*Objective*
Locate the word "this" in the data below, then copy every line that holds it.

● ● ● ● ●

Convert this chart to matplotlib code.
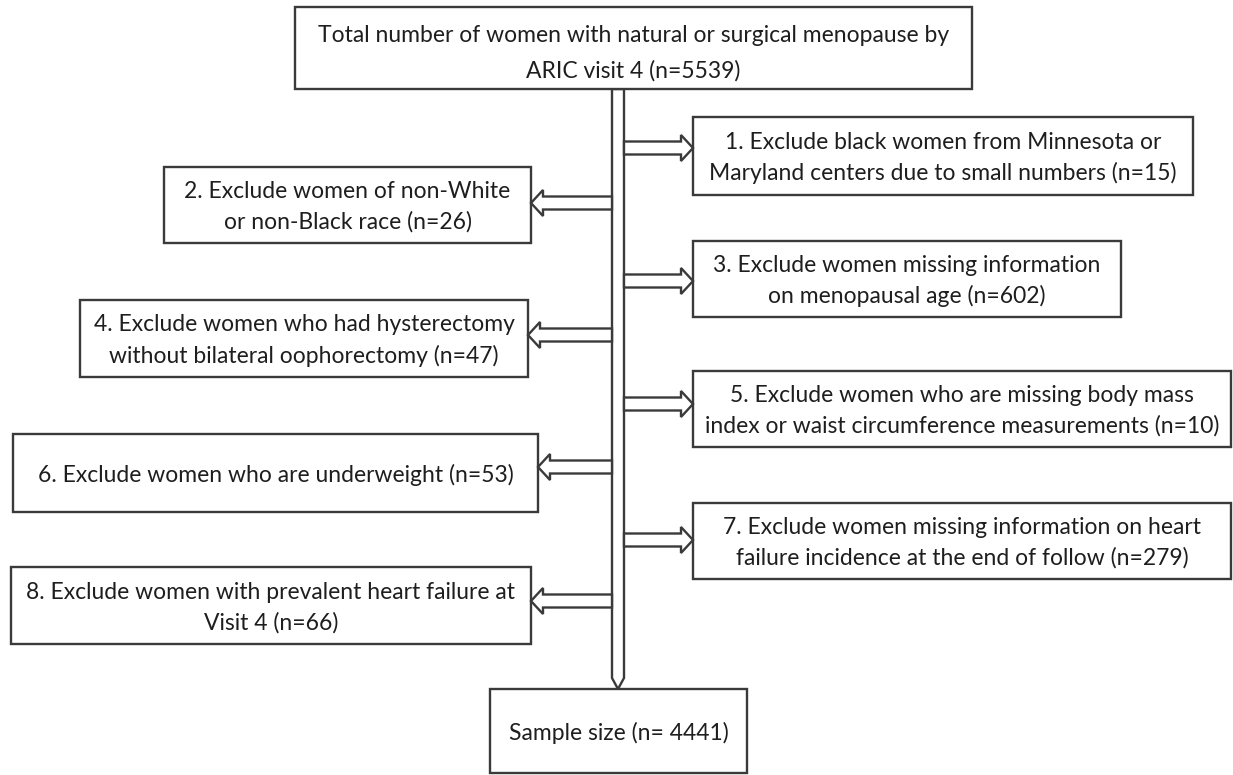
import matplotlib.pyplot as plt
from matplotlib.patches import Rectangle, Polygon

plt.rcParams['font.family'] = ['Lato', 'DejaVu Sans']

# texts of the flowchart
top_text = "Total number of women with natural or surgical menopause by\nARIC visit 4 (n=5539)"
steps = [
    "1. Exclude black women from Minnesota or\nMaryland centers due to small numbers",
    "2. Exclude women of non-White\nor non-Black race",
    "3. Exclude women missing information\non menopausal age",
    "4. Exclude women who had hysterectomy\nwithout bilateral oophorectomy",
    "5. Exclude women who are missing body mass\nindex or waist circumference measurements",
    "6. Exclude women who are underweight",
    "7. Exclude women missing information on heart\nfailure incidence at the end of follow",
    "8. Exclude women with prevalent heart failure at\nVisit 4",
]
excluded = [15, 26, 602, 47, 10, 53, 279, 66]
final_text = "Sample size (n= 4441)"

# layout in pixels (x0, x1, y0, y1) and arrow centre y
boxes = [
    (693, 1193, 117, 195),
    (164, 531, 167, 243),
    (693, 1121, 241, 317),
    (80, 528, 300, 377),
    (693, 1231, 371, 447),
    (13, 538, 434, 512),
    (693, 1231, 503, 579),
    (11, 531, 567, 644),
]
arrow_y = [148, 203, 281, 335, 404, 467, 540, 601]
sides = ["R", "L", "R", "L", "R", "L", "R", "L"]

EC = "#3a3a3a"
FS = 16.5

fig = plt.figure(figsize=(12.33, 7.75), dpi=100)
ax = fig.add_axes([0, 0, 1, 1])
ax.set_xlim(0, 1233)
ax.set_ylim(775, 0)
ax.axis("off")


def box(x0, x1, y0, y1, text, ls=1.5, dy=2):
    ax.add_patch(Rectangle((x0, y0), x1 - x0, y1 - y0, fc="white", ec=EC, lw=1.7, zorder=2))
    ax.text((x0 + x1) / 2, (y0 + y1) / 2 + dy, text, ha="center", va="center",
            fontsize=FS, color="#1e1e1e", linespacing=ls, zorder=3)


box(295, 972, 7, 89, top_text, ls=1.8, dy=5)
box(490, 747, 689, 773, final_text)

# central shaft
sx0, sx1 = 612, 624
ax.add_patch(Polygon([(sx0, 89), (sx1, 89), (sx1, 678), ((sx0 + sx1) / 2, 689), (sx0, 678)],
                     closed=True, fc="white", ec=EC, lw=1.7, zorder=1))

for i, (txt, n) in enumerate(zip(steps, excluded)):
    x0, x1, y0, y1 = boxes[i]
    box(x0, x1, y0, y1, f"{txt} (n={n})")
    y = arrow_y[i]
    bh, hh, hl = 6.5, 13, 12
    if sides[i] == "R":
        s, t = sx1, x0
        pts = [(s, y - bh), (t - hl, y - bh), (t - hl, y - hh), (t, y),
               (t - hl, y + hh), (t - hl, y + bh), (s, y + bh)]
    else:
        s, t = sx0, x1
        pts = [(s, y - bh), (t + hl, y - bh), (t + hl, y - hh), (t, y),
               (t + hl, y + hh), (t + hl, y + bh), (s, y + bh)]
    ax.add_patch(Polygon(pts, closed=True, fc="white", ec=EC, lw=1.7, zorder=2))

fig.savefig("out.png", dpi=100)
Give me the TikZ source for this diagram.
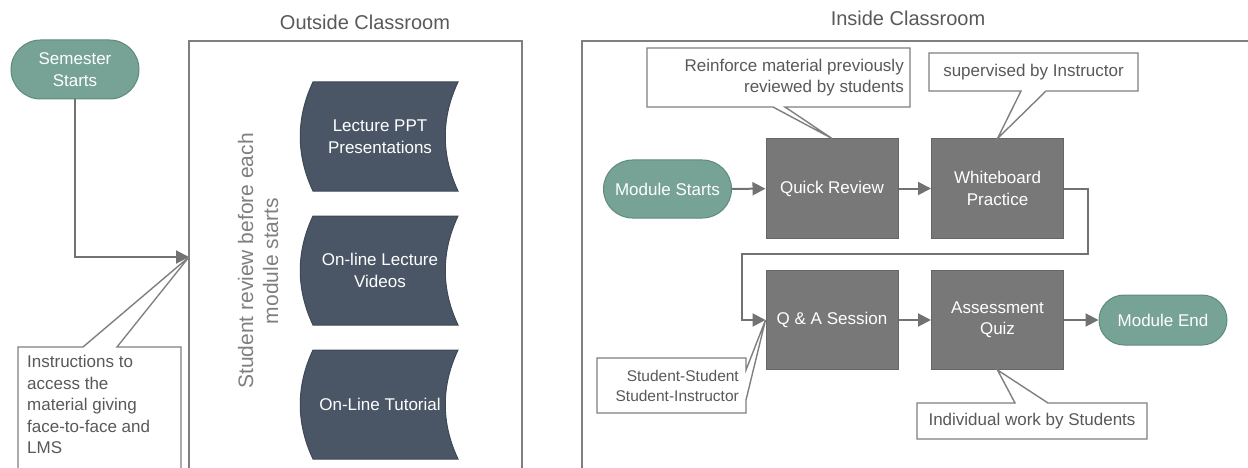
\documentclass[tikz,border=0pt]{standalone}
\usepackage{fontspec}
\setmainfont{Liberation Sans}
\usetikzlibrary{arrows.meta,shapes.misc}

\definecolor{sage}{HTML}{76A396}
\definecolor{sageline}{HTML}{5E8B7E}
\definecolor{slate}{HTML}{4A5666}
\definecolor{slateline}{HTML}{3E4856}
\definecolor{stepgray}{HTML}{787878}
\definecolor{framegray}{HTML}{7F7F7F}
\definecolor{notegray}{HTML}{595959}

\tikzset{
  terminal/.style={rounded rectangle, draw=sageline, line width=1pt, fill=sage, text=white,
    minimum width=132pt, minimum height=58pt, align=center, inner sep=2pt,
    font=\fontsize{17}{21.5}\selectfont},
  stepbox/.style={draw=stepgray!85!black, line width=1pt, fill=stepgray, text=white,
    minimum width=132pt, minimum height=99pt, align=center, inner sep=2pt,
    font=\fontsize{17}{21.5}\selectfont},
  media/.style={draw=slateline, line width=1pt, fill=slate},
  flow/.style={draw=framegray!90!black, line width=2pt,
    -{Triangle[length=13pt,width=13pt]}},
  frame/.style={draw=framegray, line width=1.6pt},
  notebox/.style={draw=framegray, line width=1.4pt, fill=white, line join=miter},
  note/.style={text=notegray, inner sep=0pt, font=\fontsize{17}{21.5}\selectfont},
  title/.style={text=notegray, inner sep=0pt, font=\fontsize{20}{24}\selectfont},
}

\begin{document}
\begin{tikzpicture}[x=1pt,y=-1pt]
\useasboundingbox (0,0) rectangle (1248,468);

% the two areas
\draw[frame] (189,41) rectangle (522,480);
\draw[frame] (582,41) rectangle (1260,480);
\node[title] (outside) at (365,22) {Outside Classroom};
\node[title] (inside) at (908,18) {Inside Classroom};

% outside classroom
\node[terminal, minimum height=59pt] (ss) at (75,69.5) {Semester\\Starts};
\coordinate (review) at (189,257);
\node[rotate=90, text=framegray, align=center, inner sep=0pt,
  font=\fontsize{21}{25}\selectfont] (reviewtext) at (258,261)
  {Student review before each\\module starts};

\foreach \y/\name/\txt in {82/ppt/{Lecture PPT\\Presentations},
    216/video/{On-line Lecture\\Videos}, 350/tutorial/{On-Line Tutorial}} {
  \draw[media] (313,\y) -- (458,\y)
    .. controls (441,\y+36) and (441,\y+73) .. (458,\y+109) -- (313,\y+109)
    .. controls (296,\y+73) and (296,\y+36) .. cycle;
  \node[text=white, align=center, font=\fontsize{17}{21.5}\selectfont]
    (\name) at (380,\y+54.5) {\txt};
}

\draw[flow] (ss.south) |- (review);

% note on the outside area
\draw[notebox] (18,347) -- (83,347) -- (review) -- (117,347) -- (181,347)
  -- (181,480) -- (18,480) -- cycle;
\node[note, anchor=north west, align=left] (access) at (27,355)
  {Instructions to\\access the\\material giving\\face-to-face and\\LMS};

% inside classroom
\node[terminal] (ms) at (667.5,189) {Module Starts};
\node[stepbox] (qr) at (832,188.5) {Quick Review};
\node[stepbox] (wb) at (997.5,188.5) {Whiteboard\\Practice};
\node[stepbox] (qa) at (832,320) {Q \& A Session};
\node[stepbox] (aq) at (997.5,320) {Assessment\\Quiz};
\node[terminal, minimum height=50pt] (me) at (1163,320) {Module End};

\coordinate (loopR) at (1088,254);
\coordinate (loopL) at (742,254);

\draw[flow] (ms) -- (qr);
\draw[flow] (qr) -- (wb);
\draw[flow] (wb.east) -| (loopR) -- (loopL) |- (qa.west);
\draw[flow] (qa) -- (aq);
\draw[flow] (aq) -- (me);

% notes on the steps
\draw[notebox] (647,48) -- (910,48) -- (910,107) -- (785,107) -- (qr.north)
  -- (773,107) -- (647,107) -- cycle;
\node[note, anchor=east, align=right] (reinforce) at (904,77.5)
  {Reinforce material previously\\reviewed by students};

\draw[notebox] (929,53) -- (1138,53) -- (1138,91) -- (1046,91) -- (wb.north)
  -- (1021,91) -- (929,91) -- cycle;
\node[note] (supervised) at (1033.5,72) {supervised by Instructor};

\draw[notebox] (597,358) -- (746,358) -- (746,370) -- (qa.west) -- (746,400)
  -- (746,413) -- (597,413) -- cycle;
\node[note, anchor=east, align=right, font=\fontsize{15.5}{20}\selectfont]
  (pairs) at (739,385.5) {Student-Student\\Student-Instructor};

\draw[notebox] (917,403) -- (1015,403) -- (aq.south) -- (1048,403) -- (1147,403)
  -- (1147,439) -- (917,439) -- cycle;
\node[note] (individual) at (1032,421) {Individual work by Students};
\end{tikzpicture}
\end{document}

● ● ● ● ●

*Exercise output*
Convert this chart to matplotlib code.
Give me the TikZ source for this diagram.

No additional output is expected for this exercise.